PyPi version YourActionName Actions Status Python versions


  • Introduces two extra multi-processing handles for blazing fast training by extending the easytorch.ETDataset class:

    • Multi-threaded data pre-loading.
    • Disk caching for faster access.
from easytorch import ETDataset

class MyDataset(ETDataset):
    def load_index(self, file):
        """(Optional) Load/Process something and add to diskcache as:
                self.diskcahe.add(file, value)"""
        """This method runs in multiple processes by default"""
    
        self.indices.append([file, 'something_extra'])

    def __getitem__(self, index):
        file = self.indices[index]
        """(Optional) Retrieve from diskcache as self.diskcache.get(file)"""

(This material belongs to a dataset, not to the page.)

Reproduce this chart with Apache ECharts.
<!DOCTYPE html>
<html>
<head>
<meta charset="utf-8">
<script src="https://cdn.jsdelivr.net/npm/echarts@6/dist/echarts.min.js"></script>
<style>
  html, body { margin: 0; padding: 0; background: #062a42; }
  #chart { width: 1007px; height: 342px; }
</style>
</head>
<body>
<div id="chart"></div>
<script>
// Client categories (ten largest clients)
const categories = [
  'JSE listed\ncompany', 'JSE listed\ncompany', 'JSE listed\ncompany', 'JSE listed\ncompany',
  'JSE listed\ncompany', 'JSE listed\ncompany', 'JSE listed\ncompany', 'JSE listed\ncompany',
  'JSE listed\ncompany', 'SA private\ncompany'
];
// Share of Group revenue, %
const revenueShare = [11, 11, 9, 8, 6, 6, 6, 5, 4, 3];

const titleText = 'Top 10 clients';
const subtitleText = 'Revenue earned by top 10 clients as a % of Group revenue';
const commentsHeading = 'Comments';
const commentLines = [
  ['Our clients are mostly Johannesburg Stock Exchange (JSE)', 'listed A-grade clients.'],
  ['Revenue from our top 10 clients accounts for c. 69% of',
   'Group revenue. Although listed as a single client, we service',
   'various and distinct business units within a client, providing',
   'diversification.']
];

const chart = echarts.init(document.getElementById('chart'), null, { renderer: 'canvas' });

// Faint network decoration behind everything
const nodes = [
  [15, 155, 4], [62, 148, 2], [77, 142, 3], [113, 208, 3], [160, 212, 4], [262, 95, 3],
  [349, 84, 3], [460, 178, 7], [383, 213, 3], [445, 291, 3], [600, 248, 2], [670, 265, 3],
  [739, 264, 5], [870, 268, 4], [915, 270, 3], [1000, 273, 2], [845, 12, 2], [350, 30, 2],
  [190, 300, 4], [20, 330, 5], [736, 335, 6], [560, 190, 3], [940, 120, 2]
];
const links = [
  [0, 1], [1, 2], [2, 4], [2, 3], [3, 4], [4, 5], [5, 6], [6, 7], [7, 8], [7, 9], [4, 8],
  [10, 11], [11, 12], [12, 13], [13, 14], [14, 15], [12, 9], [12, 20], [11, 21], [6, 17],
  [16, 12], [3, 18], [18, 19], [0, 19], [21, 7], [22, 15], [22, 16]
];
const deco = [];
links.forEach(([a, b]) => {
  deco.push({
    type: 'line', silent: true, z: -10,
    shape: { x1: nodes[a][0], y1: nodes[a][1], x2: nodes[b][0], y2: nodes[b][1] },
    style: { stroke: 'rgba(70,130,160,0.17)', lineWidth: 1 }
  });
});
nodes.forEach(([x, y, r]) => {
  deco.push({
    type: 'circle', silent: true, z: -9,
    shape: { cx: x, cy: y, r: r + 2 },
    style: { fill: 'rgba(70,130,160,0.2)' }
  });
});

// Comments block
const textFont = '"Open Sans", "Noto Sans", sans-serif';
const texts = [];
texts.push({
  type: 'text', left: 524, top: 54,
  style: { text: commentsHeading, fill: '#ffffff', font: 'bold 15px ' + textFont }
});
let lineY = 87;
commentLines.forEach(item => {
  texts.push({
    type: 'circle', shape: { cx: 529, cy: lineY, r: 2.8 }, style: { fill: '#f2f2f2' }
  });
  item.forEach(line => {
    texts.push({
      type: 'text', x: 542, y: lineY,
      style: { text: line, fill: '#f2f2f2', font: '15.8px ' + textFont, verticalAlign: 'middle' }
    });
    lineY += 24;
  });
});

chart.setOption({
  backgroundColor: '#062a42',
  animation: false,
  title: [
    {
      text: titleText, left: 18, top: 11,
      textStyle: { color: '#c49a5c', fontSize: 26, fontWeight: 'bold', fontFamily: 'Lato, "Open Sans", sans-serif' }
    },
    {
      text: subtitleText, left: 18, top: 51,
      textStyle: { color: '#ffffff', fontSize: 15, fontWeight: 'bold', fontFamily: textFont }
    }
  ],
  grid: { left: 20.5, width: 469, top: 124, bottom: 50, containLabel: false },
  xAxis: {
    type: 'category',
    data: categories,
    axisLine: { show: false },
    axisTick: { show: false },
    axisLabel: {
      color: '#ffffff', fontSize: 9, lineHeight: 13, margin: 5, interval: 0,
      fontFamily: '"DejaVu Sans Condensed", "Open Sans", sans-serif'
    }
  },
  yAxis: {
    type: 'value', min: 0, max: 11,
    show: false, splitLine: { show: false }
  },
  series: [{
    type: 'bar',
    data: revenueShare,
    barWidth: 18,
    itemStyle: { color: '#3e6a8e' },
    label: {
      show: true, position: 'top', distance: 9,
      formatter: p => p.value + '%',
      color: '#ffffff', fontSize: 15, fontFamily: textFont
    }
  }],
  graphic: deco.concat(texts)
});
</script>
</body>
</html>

        image =  # Todo # Load file/Image. 
        label =  # Todo # Load corresponding label.
        
        # Extra preprocessing, if needed.
        # Apply transforms, if needed.

        return image, label

Installation

  1. pip install --upgrade pip
  2. Install latest pytorch and torchvision from Pytorch
  3. pip install easytorch

Lets start something simple like MNIST digit classification:

from easytorch import EasyTorch, ETTrainer, ConfusionMatrix, ETMeter
from torchvision import datasets, transforms
import torch.nn.functional as F
import torch
from examples.models import MNISTNet

transform = transforms.Compose([
    transforms.ToTensor(),
    transforms.Normalize((0.1307,), (0.3081,))
])


class MNISTTrainer(ETTrainer):
    def _init_nn_model(self):
        self.nn['model'] = MNISTNet()

    def iteration(self, batch):
        inputs, labels = batch[0].to(self.device['gpu']).float(), batch[1].to(self.device['gpu']).long()

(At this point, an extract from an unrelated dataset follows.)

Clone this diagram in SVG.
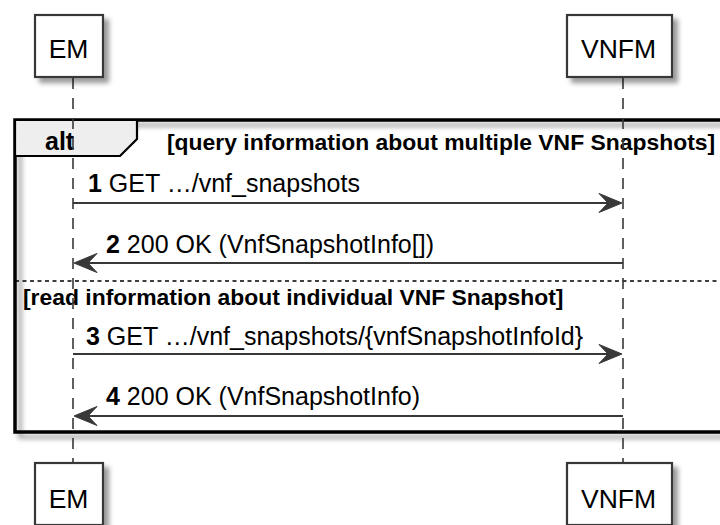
<svg xmlns="http://www.w3.org/2000/svg" width="720" height="525" viewBox="0 0 720 525">
<defs>
  <filter id="shadow" x="-20%" y="-20%" width="150%" height="150%">
    <feGaussianBlur in="SourceAlpha" stdDeviation="2.5" result="b"/>
    <feOffset in="b" dx="5" dy="5" result="o"/>
    <feComponentTransfer in="o" result="s"><feFuncA type="linear" slope="0.4"/></feComponentTransfer>
    <feMerge><feMergeNode in="s"/><feMergeNode in="SourceGraphic"/></feMerge>
  </filter>
  <style>
    .box { fill: #ffffff; stroke: #383838; stroke-width: 2.2; }
    .ptext { font-family: "Liberation Sans", Arial, sans-serif; font-size: 26.5px; fill: #000; text-anchor: middle; }
    .life { stroke: #383838; stroke-width: 1.6; stroke-dasharray: 11 9; fill: none; }
    .msg { stroke: #383838; stroke-width: 2; fill: none; }
    .head { fill: #383838; stroke: #383838; stroke-width: 1; }
    .mtext { font-family: "Liberation Sans", Arial, sans-serif; font-size: 25px; fill: #000; }
    .gtext { font-family: "Liberation Sans", Arial, sans-serif; font-weight: bold; fill: #000; }
    .frame { fill: none; stroke: #000; stroke-width: 3.5; }
    .tab { fill: #eeeeee; stroke: #000; stroke-width: 2.2; }
    .sep { stroke: #000; stroke-width: 1.6; stroke-dasharray: 4 3.5; }
  </style>
</defs>
<rect x="0" y="0" width="720" height="525" fill="#ffffff"/>

<g id="alt-frame">
  <rect class="frame" x="15" y="120" width="725" height="312" filter="url(#shadow)"/>
  <path class="tab" d="M15,120 H137 V139 L120,156 H15 Z"/>
  <text class="gtext" x="45" y="150" font-size="25">alt</text>
  <text class="gtext" x="167" y="150" font-size="22.9">[query information about multiple VNF Snapshots]</text>
  <line class="sep" x1="15" y1="281" x2="720" y2="281"/>
  <text class="gtext" x="23" y="305" font-size="22.9">[read information about individual VNF Snapshot]</text>
</g>

<g id="lifelines">
  <line class="life" x1="73" y1="78" x2="73" y2="463"/>
  <line class="life" x1="623" y1="78" x2="623" y2="463"/>
</g>

<g id="EM">
  <rect class="box" x="35" y="15" width="68" height="62" filter="url(#shadow)"/>
  <text class="ptext" x="68.5" y="58">EM</text>
</g>
<g id="VNFM">
  <rect class="box" x="567" y="15" width="105" height="62" filter="url(#shadow)"/>
  <text class="ptext" x="618.5" y="58">VNFM</text>
</g>
<g id="EM-bottom">
  <rect class="box" x="35" y="463" width="68" height="62" filter="url(#shadow)"/>
  <text class="ptext" x="68.5" y="508">EM</text>
</g>
<g id="VNFM-bottom">
  <rect class="box" x="567" y="463" width="105" height="62" filter="url(#shadow)"/>
  <text class="ptext" x="618.5" y="508">VNFM</text>
</g>

<g id="connectors">
  <line class="msg" x1="73" y1="203" x2="618" y2="203"/>
  <polygon class="head" points="622,203 599,193.5 608,203 599,212.5"/>
  <text class="mtext" x="88" y="192"><tspan font-weight="bold">1</tspan> GET …/vnf_snapshots</text>

  <line class="msg" x1="623" y1="263" x2="78" y2="263"/>
  <polygon class="head" points="74,263 97,253.5 88,263 97,272.5"/>
  <text class="mtext" x="106" y="253"><tspan font-weight="bold">2</tspan> 200 OK (VnfSnapshotInfo[])</text>

  <line class="msg" x1="73" y1="354" x2="618" y2="354"/>
  <polygon class="head" points="622,354 599,344.5 608,354 599,363.5"/>
  <text class="mtext" x="86" y="345"><tspan font-weight="bold">3</tspan> GET …/vnf_snapshots/{vnfSnapshotInfoId}</text>

  <line class="msg" x1="623" y1="416" x2="78" y2="416"/>
  <polygon class="head" points="74,416 97,406.5 88,416 97,425.5"/>
  <text class="mtext" x="106" y="405"><tspan font-weight="bold">4</tspan> 200 OK (VnfSnapshotInfo)</text>
</g>
</svg>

        out = self.nn['model'](inputs)
        loss = F.nll_loss(out, labels)
        _, pred = torch.max(out, 1)
        
        meter = self.new_meter()
        meter.averages.add(loss.item(), len(inputs))
        meter.metrics['cfm'].add(pred, labels.float())

        return {'loss': loss, 'meter': meter, 'predictions': pred}

    def init_experiment_cache(self):
        self.cache['log_header'] = 'Loss|Accuracy,F1,Precision,Recall'
        self.cache.update(monitor_metric='f1', metric_direction='maximize')

    def new_meter(self):
        return ETMeter(
            cfm=ConfusionMatrix(num_classes=10)
        )


if __name__ == "__main__":
    train_dataset = datasets.MNIST('../data', train=True, download=True, transform=transform)
    val_dataset = datasets.MNIST('../data', train=False, transform=transform)

    dataloader_args = {'train': {'dataset': train_dataset}, 'validation': {'dataset': val_dataset}}
    runner = EasyTorch(phase='train', batch_size=512,
                       epochs=10, gpus=[0], dataloader_args=dataloader_args)
    runner.run(MNISTTrainer)

General use case:

1. Define your trainer

from easytorch import ETTrainer, Prf1a, ETMeter, AUCROCMetrics


class MyTrainer(ETTrainer):

    def _init_nn_model(self):
        self.nn['model'] = NeuralNetModel(out_size=self.args['num_class'])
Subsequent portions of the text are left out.